Cantaloupe Melon was new to the world of motivational lectures. She hadn’t realized that she could do something simply because she had dreamt it. There were words bouncing around the inside of Cantaloupe Melon’s head. The words bouncing around inside Cantaloupe Melon’s head were: “If You Can Dream It, You Can Do It: All you need is a dream.”
Cantaloupe Melon was disappointed by this. Cantaloupe Melon didn’t have a dream and if she didn’t have a dream, how could she do anything?
At 3.45 a.m., Cantaloupe Melon was woken by a bladderful of toxins from last night’s Chateauneuf du Pape. The bladderful of toxins had woken Cantaloupe during REM. Cantaloupe realized the significance of this: she now had a dream, and if she could dream it, she could do it.
Cantaloupe Melon had a dream. The dream was this: juggling knives on the prime-time tv-show, “Britain’s, Like, So Totally Talented!” to the dulcet tones of Eva Cassidy’s acoustic interpretation of John Lennon’s “Imagine”, sung by Smurfs.
Armed with a dream, an Eva Cassidy tribute CD sung by Smurfs and a set of lethal kitchen knives of assorted sizes from Asda, Cantaloupe Melon attended the audition for the prime-time tv-show, “Britain’s, Like, So Totally Talented!”
In her pre-audition interview, Cantaloupe Melon explained how she had a dream, and how today was the day to live her dream. Cantaloupe Melon explained to the nation, “If You Can Dream It, You can Do It! All you need is a dream!”
Cantaloupe Melon entered the stage, and fifteen million living rooms, to the contemplative tones of Eva Cassidy’s acoustic interpretation of John Lennon’s “Imagine”, sung by Smurfs. She started juggling her set of lethal kitchen knives of assorted sizes from Asda. The audience response was ecstatic. Never before had they seen someone juggle a set of lethal kitchen knives of assorted sizes from Asda to the contemplative tones of Eva Cassidy’s acoustic interpretation of John Lennon’s “Imagine”, sung by Smurfs, so expertly.
Cantaloupe Melon was ecstatic: it was true; all you needed was a dream!

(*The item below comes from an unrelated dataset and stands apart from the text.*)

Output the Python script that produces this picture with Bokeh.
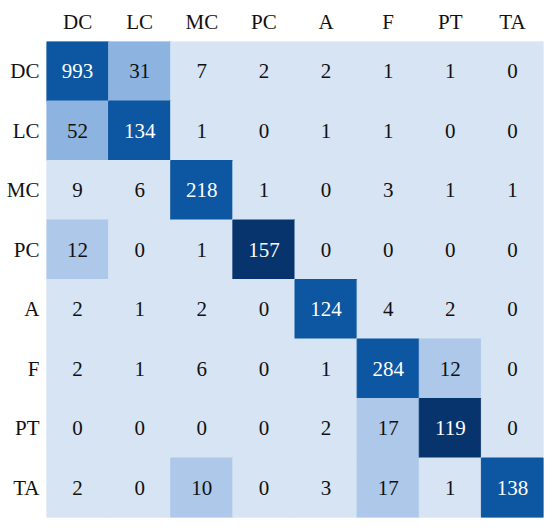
from bokeh.plotting import figure
from bokeh.models import ColumnDataSource, FactorRange
from bokeh.embed import file_html
from bokeh.resources import INLINE
from bokeh.core.properties import value

classes = ["DC", "LC", "MC", "PC", "A", "F", "PT", "TA"]

# confusion matrix rows (true class) x columns (predicted)
row_DC = [993, 31, 7, 2, 2, 1, 1, 0]
row_LC = [52, 134, 1, 0, 1, 1, 0, 0]
row_MC = [9, 6, 218, 1, 0, 3, 1, 1]
row_PC = [12, 0, 1, 157, 0, 0, 0, 0]
row_A = [2, 1, 2, 0, 124, 4, 2, 0]
row_F = [2, 1, 6, 0, 1, 284, 12, 0]
row_PT = [0, 0, 0, 0, 2, 17, 119, 0]
row_TA = [2, 0, 10, 0, 3, 17, 1, 138]
matrix = [row_DC, row_LC, row_MC, row_PC, row_A, row_F, row_PT, row_TA]

# shade level of each cell (0 lightest .. 4 darkest)
shade_DC = [3, 2, 0, 0, 0, 0, 0, 0]
shade_LC = [2, 3, 0, 0, 0, 0, 0, 0]
shade_MC = [0, 0, 3, 0, 0, 0, 0, 0]
shade_PC = [1, 0, 0, 4, 0, 0, 0, 0]
shade_A = [0, 0, 0, 0, 3, 0, 0, 0]
shade_F = [0, 0, 0, 0, 0, 3, 1, 0]
shade_PT = [0, 0, 0, 0, 0, 1, 4, 0]
shade_TA = [0, 0, 1, 0, 0, 1, 0, 3]
shades = [shade_DC, shade_LC, shade_MC, shade_PC, shade_A, shade_F, shade_PT, shade_TA]

palette = ["#d6e4f3", "#adc8e9", "#8db3e1", "#0d56a1", "#08346e"]
text_cols = ["#111111", "#111111", "#111111", "#ffffff", "#ffffff"]

xs, ys, fills, labels, tcols = [], [], [], [], []
for i, r in enumerate(classes):
    for j, c in enumerate(classes):
        xs.append(c)
        ys.append(r)
        s = shades[i][j]
        fills.append(palette[s])
        tcols.append(text_cols[s])
        labels.append(str(matrix[i][j]))

src = ColumnDataSource(dict(x=xs, y=ys, fill=fills, label=labels, tcol=tcols))

p = figure(
    frame_width=497, frame_height=476,
    x_range=FactorRange(*classes),
    y_range=FactorRange(*classes[::-1]),
    x_axis_location="above",
    output_backend="svg", toolbar_location=None,
    min_border_left=46, min_border_top=41, min_border_right=3, min_border_bottom=6,
)
p.rect(x="x", y="y", width=1, height=1, source=src,
       fill_color="fill", line_color="fill", line_width=1)
p.text(x="x", y="y", text="label", source=src, text_color="tcol",
       text_align="center", text_baseline="middle",
       text_font=value("Liberation Serif"), text_font_size="21px")

p.grid.visible = False
p.outline_line_color = None
p.background_fill_color = "white"
p.border_fill_color = "white"
for ax in (p.xaxis, p.yaxis):
    ax.axis_line_color = None
    ax.major_tick_line_color = None
    ax.minor_tick_line_color = None
    ax.major_tick_out = 0
    ax.major_tick_in = 0
    ax.major_label_text_font = "Liberation Serif"
    ax.major_label_text_font_size = "21px"
    ax.major_label_text_color = "#111111"
p.xaxis.major_label_standoff = 8
p.yaxis.major_label_standoff = 7

open("out.html", "w").write(file_html(p, INLINE))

The judges thought that her act was, “Like, so yesterday.” The audience booed, like parents at an under-10 football game. The judges explained that if you wanted to make it large on “Britain’s, Like, So Totally Talented!” you had to think outside of the box and push the envelope by juggling with something really radical, like elephant’s vaginas or people with a variety of speech impediments, not simply a set of lethal kitchen knives of assorted sizes from Asda.
Cantaloupe Melon disagreed. The audience disagreed.
“You haven’t seen my encore, yet!” she yelled and threw a lethal knife at the face of one of the gurning panellists. The audience were ecstatic and the other two panellists voted her through to the final, which, inevitably, was won by a circus troupe who juggled with beavers.